I want to do an AJAX call via jQuery load() and only once it returns, then fadeOut the old content and fadeIn the new content. I want to old content to remain showing until the new content is retrieved, at which point the fade Out/In is triggered.
Using:
$('#data').fadeOut('slow').load('/url/').fadeIn('slow');
the content fades in and out and a few moments the later the load() call returns, and the data updates, but the fade has already completed.
Use callbacks to the control the order of the calls.
var $data = $('#data');
$data.fadeOut('slow', function() {
$data.load('/url/', function() {
$data.fadeIn('slow');
});
});
(Note: I'm not 100% sure about if using var $data = ... and $data.doStuff() will actually work - if it does, it saves you from having to look up the div in the DOM tree every time, but if it doesn't, just remove the first line and use $('#data') everywhere...
The problem is related to the fact that all three functions, fadeOut, load and fadeIn are asynchronous. Each of the above functions accept a callback argument (a function) which will run when the function has finished execution. E.g.

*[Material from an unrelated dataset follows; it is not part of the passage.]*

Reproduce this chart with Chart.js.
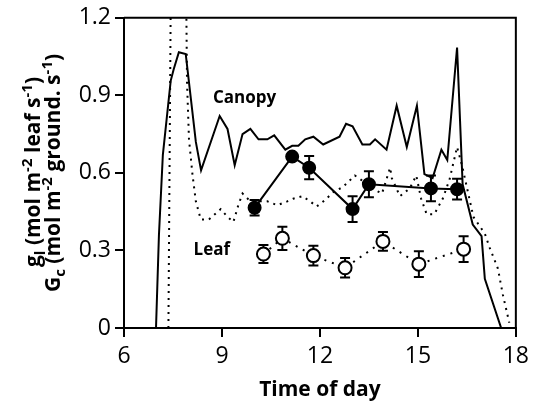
<!DOCTYPE html>
<html>
<head>
<meta charset="utf-8">
<script src="https://cdn.jsdelivr.net/npm/chart.js@4"></script>
<style>
  html, body { margin: 0; padding: 0; background: #fff; }
</style>
</head>
<body>
<canvas id="gcChart" width="535" height="403"></canvas>
<script>
// Canopy conductance, solid trace (time of day, mol m-2 ground s-1)
const canopyHours = [6.98, 7.07, 7.19, 7.43, 7.52, 7.68, 7.89, 8.2, 8.36, 8.93, 9.17, 9.39, 9.63, 9.87,
  10.12, 10.39, 10.6, 10.94, 11.15, 11.34, 11.55, 11.8, 12.1, 12.6, 12.8, 13.0, 13.3, 13.53, 13.69,
  14.04, 14.35, 14.66, 14.97, 15.2, 15.45, 15.72, 15.9, 16.2, 16.37, 16.68, 16.95, 17.05, 17.55];
const canopyValues = [0, 0.36, 0.67, 0.956, 1.0, 1.067, 1.06, 0.72, 0.61, 0.82, 0.77, 0.63, 0.75, 0.77,
  0.73, 0.73, 0.745, 0.69, 0.705, 0.705, 0.73, 0.74, 0.71, 0.74, 0.79, 0.78, 0.71, 0.71, 0.73,
  0.69, 0.86, 0.70, 0.86, 0.595, 0.58, 0.69, 0.65, 1.085, 0.556, 0.40, 0.355, 0.19, 0];

// Second canopy trace, dotted
const dottedHours = [7.36, 7.45, 7.88, 7.93, 7.99, 8.1, 8.2, 8.35, 8.6, 8.96, 9.17, 9.35, 9.5, 9.63,
  9.87, 10.18, 10.39, 10.7, 11.0, 11.18, 11.46, 11.7, 11.9, 12.16, 12.4, 12.7, 13.07, 13.3, 13.6,
  13.9, 14.15, 14.2, 14.45, 14.75, 14.95, 15.1, 15.27, 15.5, 15.76, 15.97, 16.2, 16.35, 16.7,
  17.05, 17.2, 17.45, 17.6, 17.8];
const dottedValues = [0, 1.6, 1.6, 0.95, 0.73, 0.59, 0.49, 0.42, 0.42, 0.46, 0.43, 0.41, 0.475, 0.52,
  0.49, 0.49, 0.49, 0.475, 0.49, 0.50, 0.51, 0.49, 0.47, 0.495, 0.525, 0.545, 0.59, 0.57, 0.54,
  0.52, 0.62, 0.58, 0.51, 0.54, 0.59, 0.50, 0.44, 0.44, 0.50, 0.575, 0.70, 0.63, 0.43,
  0.365, 0.31, 0.23, 0.13, 0.02];

// Filled circles (solid line) with error
const filledHours = [10.0, 11.15, 11.67, 13.0, 13.5, 15.4, 16.2];
const filledValues = [0.465, 0.663, 0.62, 0.46, 0.556, 0.54, 0.537];
const filledErr = [0.03, 0, 0.045, 0.05, 0.05, 0.05, 0.04];

// Leaf conductance, open circles (dotted line) with error
const leafHours = [10.27, 10.85, 11.8, 12.77, 13.93, 15.03, 16.4];
const leafValues = [0.286, 0.347, 0.28, 0.233, 0.335, 0.247, 0.305];
const leafErr = [0.035, 0.045, 0.038, 0.038, 0.036, 0.05, 0.05];

const xTicks = [6, 9, 12, 15, 18];
const yTicks = [0, 0.3, 0.6, 0.9, 1.2];

const toPoints = (xs, ys) => xs.map((x, i) => ({ x: x, y: ys[i] }));

// error bars, drawn under the markers
const errorBars = {
  id: "errorBars",
  beforeDatasetsDraw(chart) {
    const ctx = chart.ctx;
    const xs = chart.scales.x, ys = chart.scales.y;
    const sets = [[filledHours, filledValues, filledErr], [leafHours, leafValues, leafErr]];
    ctx.save();
    ctx.strokeStyle = "#000";
    ctx.lineWidth = 2;
    sets.forEach(function (s) {
      s[0].forEach(function (h, i) {
        if (!s[2][i]) return;
        const px = xs.getPixelForValue(h);
        const top = ys.getPixelForValue(s[1][i] + s[2][i]);
        const bot = ys.getPixelForValue(s[1][i] - s[2][i]);
        ctx.beginPath();
        ctx.moveTo(px, top); ctx.lineTo(px, bot);
        ctx.moveTo(px - 5, top); ctx.lineTo(px + 5, top);
        ctx.moveTo(px - 5, bot); ctx.lineTo(px + 5, bot);
        ctx.stroke();
      });
    });
    ctx.restore();
  }
};

// frame, labels and the two-line y title
const decorations = {
  id: "decorations",
  afterDraw(chart) {
    const ctx = chart.ctx;
    const a = chart.chartArea;
    const xs = chart.scales.x, ys = chart.scales.y;
    ctx.save();
    ctx.strokeStyle = "#000";
    ctx.lineWidth = 2;
    ctx.beginPath();
    ctx.moveTo(a.left, a.top); ctx.lineTo(a.right, a.top); ctx.lineTo(a.right, a.bottom);
    ctx.stroke();

    ctx.fillStyle = "#000";
    ctx.font = "bold 17px 'Open Sans'";
    ctx.textAlign = "center";
    ctx.textBaseline = "middle";
    ctx.fillText("Canopy", xs.getPixelForValue(9.69), ys.getPixelForValue(0.888));
    ctx.fillText("Leaf", xs.getPixelForValue(8.69), ys.getPixelForValue(0.30));

    const line1 = [["g", 0], ["l", 1], [" (mol m", 0], ["-2", -1], [" leaf s", 0], ["-1", -1], [")", 0]];
    const line2 = [["G", 0], ["c", 1], [" (mol m", 0], ["-2", -1], [" ground. s", 0], ["-1", -1], [")", 0]];
    drawRich(ctx, line1, 40, 172);
    drawRich(ctx, line2, 60, 173);
    ctx.restore();
  }
};

function drawRich(ctx, parts, bx, cy) {
  const big = "bold 21px 'Open Sans'";
  const small = "bold 15px 'Open Sans'";
  let total = 0;
  parts.forEach(function (p) {
    ctx.font = p[1] ? small : big;
    total += ctx.measureText(p[0]).width;
  });
  ctx.save();
  ctx.translate(bx, cy);
  ctx.rotate(-Math.PI / 2);
  ctx.textAlign = "left";
  ctx.textBaseline = "alphabetic";
  let x = -total / 2;
  parts.forEach(function (p) {
    ctx.font = p[1] ? small : big;
    const dy = p[1] === 1 ? 5 : p[1] === -1 ? -8 : 0;
    ctx.fillText(p[0], x, dy);
    x += ctx.measureText(p[0]).width;
  });
  ctx.restore();
}

const ctx = document.getElementById("gcChart").getContext("2d");
const gcChart = new Chart(ctx, {
  type: "line",
  data: {
    datasets: [
      {
        label: "Leaf",
        data: toPoints(leafHours, leafValues),
        borderColor: "#000",
        borderWidth: 2,
        borderDash: [2, 6],
        pointRadius: 6.5,
        pointBorderWidth: 2,
        pointBackgroundColor: "#fff",
        pointBorderColor: "#000",
      },
      {
        label: "Filled",
        data: toPoints(filledHours, filledValues),
        borderColor: "#000",
        borderWidth: 2,
        pointRadius: 6,
        pointBackgroundColor: "#000",
        pointBorderColor: "#000",
      },
      {
        label: "Canopy",
        data: toPoints(canopyHours, canopyValues),
        borderColor: "#000",
        borderWidth: 2,
        pointRadius: 0,
      },
      {
        label: "Canopy dotted",
        data: toPoints(dottedHours, dottedValues),
        borderColor: "#000",
        borderWidth: 2,
        borderDash: [2, 5],
        pointRadius: 0,
      },
    ],
  },
  options: {
    responsive: false,
    animation: false,
    layout: { padding: { top: 13, right: 19, left: 0, bottom: 0 } },
    plugins: {
      legend: { display: false },
      tooltip: { enabled: false },
    },
    scales: {
      x: {
        type: "linear",
        min: 6,
        max: 18,
        afterBuildTicks: (s) => { s.ticks = xTicks.map((v) => ({ value: v })); },
        afterFit: (s) => { s.height = 75; },
        grid: { drawOnChartArea: false, drawTicks: true, tickLength: 9, color: "#000", lineWidth: 2 },
        border: { display: true, color: "#000", width: 2 },
        ticks: { color: "#000", font: { family: "'Open Sans'", size: 23 }, padding: 6, maxRotation: 0 },
        title: { display: true, text: "Time of day", color: "#000", font: { family: "'Open Sans'", size: 21, weight: "bold" }, padding: 0 },
      },
      y: {
        min: 0,
        max: 1.2,
        afterBuildTicks: (s) => { s.ticks = yTicks.map((v) => ({ value: v })); },
        afterFit: (s) => { s.width = 124; },
        grid: { drawOnChartArea: false, drawTicks: true, tickLength: 9, color: "#000", lineWidth: 2 },
        border: { display: true, color: "#000", width: 2 },
        ticks: {
          color: "#000",
          font: { family: "'Open Sans'", size: 23 },
          padding: 4,
          callback: (v) => String(parseFloat(Number(v).toFixed(1))),
        },
      },
    },
  },
  plugins: [errorBars, decorations],
});
</script>
</body>
</html>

$('#data').fadeOut(functionToRunWhenFadeOutIsComplete);
//If you have defined 'functionToRunWhenFadeOutIsComplete' it will run after fadeOut is over.
Armed with this knowledge, you can now solve your problem.
var fadeInData = function fadeInData() { $('#data').fadeIn(); }
var loadData = function loadData() { $('#data').load('url', fadeInData); }
$('#data').fadeOut(loadData);
Alternatively, you can define loadData, fadeInData as an inline anonymous functions.